Saturday, December 26, 2020

New PPP Data Show Coronavirus Aid Flowed to Large and Small Firms Alike

Judge ordered SBA to release detailed loan information in response to lawsuit by news organizations under Freedom of Information Act

By Amara Omeokwe and Anthony DeBarros of The WSJ. Excerpts:

"The Small Business Administration’s release of new information on borrowers under the Paycheck Protection Program highlights how money flowed to both mom-and-pop businesses and larger firms, and it raises questions about the agency’s ability to track key information about aid recipients."

"'The data also signal the difficulty of tracking borrower information in a massive program where the responsible agency didn’t issue loans directly. Financial institutions processed PPP borrower applications and funded and disbursed the loans, which are backed by the SBA.

More than 900,000 records didn’t have information on how many jobs the loan supported or reported zero jobs were supported, despite the program’s mandate that borrowers spend most of their loan to keep workers on payrolls. More than 3,000 records omit details on some part of the borrower’s address. Several dozen include no business name.

An SBA spokesman said cases where information such as names and addresses are missing indicate a lender didn’t provide those details to the agency’s system or the borrower didn’t provide the information to the lender. Borrowers weren’t required to provide information on their applications about the number of jobs supported or retained, the spokesman said."

"The SBA’s inspector general said in October that there were “strong indicators of widespread potential abuse and fraud in the PPP.” The watchdog counted tens of thousands of companies that received PPP loans for which they appear to have been ineligible, such as corporations created after the pandemic began."

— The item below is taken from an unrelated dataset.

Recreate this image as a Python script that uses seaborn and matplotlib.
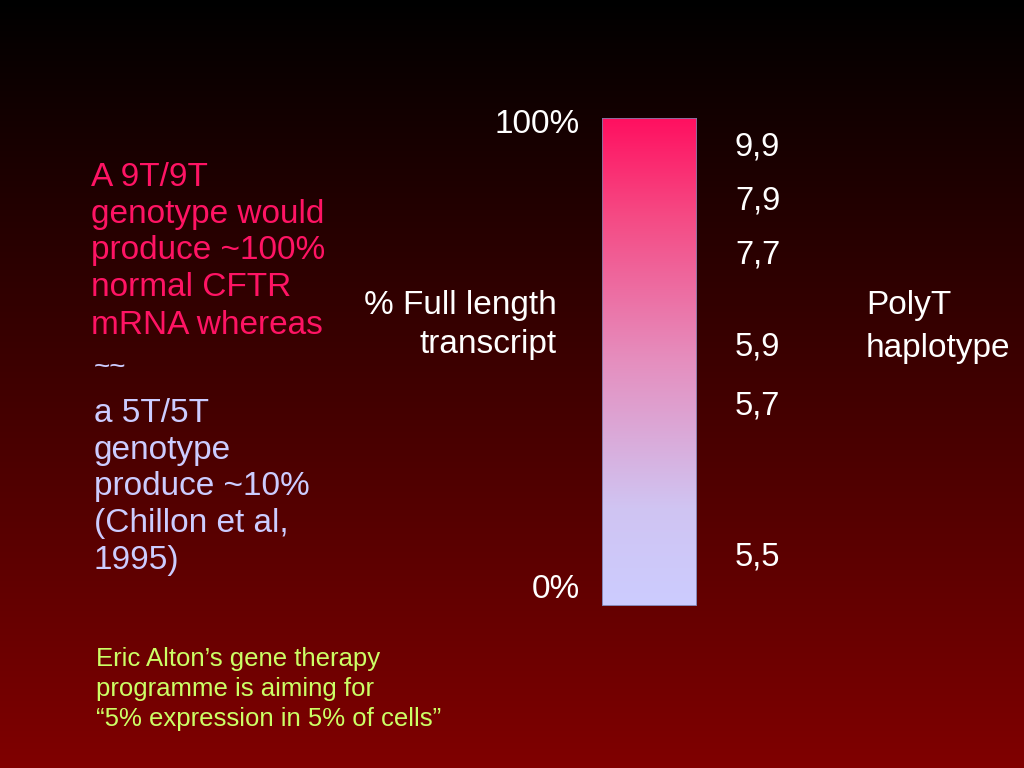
import numpy as np
import pandas as pd
import matplotlib
matplotlib.use("Agg")
import matplotlib.pyplot as plt
from matplotlib.colors import LinearSegmentedColormap
import seaborn as sns

sns.set_style("white")
plt.rcParams["font.family"] = ["Liberation Sans", "DejaVu Sans"]

# %%
# Data

bar_label = ["% Full length transcript"]
bar_value = [100]

haplotypes = ["9,9", "7,9", "7,7", "5,9", "5,7", "5,5"]
haplotype_pct = [94, 83, 72, 53, 41, 10]

pink_lines = ["A 9T/9T", "genotype would", "produce ~100%", "normal CFTR", "mRNA whereas"]
lavender_lines = ["a 5T/5T", "genotype", "produce ~10%", "(Chillon et al,", "1995)"]
note_lines = ["Eric Alton\u2019s gene therapy", "programme is aiming for",
              "\u201c5% expression in 5% of cells\u201d"]

PINK = "#ff1464"
LAVENDER = "#ccccff"
GREEN = "#ccff66"
FS = 24

# %%
# Figure + dark red gradient background

fig = plt.figure(figsize=(10.24, 7.68), dpi=100)
bg = fig.add_axes([0, 0, 1, 1])
bg_cmap = LinearSegmentedColormap.from_list("bg", ["#800000", "#000000"])
bg.imshow(np.linspace(0, 1, 256).reshape(-1, 1), cmap=bg_cmap, aspect="auto",
          extent=[0, 1, 0, 1], origin="lower")
bg.set_xlim(0, 1)
bg.set_ylim(0, 1)
bg.axis("off")

# %%
# Gradient bar

W, H = 1024, 768
ax = fig.add_axes([602 / W, (H - 606) / H, 95 / W, 488 / H])
df = pd.DataFrame({"label": bar_label, "value": bar_value})
sns.barplot(data=df, x="label", y="value", width=1.0, color=LAVENDER,
            edgecolor="#7a7aa8", linewidth=1.2, ax=ax)
ax.set_xlim(-0.5, 0.5)
ax.set_ylim(0, 100)
ax.axis("off")

bar_cmap = LinearSegmentedColormap.from_list(
    "bar", [(0.0, "#ccccff"), (0.2, "#d0c4f2"), (0.5, "#e58fbf"),
            (0.8, "#f54a84"), (1.0, "#ff1060")])
patch = ax.patches[0]
grad = ax.imshow(np.linspace(0, 1, 256).reshape(-1, 1), cmap=bar_cmap,
                 aspect="auto", extent=[-0.5, 0.5, 0, 100], origin="lower", zorder=3)
grad.set_clip_path(patch)
patch.set_facecolor("none")
patch.set_zorder(4)

# axis end labels
yt = ax.get_yaxis_transform()
ax.text(-0.23, 98.6, "100%", transform=yt, ha="right", va="center",
        fontsize=FS, color="white", clip_on=False)
ax.text(-0.23, 3.4, "0%", transform=yt, ha="right", va="center",
        fontsize=FS, color="white", clip_on=False)

# haplotype labels
for lab, pct in zip(haplotypes, haplotype_pct):
    ax.text(1.4, pct, lab, transform=yt, ha="left", va="center",
            fontsize=FS - 0.5, color="white", clip_on=False)

# %%
# Slide text

fig.text(557 / W, 1 - 325 / H, "% Full length\ntranscript", ha="right", va="center",
         fontsize=FS, color="white", linespacing=1.36)
fig.text(866 / W, 1 - 327 / H, "PolyT\nhaplotype", ha="left", va="center",
         fontsize=FS, color="white", linespacing=1.46)

fig.text(91 / W, 1 - 251 / H, "\n".join(pink_lines), ha="left", va="center",
         fontsize=FS, color=PINK, linespacing=1.25)
fig.text(94 / W, 1 - 368 / H, "~~", ha="left", va="center",
         fontsize=20, color=LAVENDER)
fig.text(94 / W, 1 - 487 / H, "\n".join(lavender_lines), ha="left", va="center",
         fontsize=FS, color=LAVENDER, linespacing=1.24)

fig.text(96 / W, 1 - 689 / H, "\n".join(note_lines), ha="left", va="center",
         fontsize=18.5, color=GREEN, linespacing=1.3)

fig.savefig("out.png", dpi=100)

For "PPP’s first iteration . . . PPP applicants were required to provide little documentation and only had to certify that economic uncertainty made the loan request necessary to support business operations.

Those relatively low barriers helped spur an initial rush for the program, and some of the loans flowed to larger, well-known brands that later returned the funds after public backlash. Tuesday’s disclosures showed some large restaurant chains were among those borrowers that received the program’s maximum loan amount of $10 million."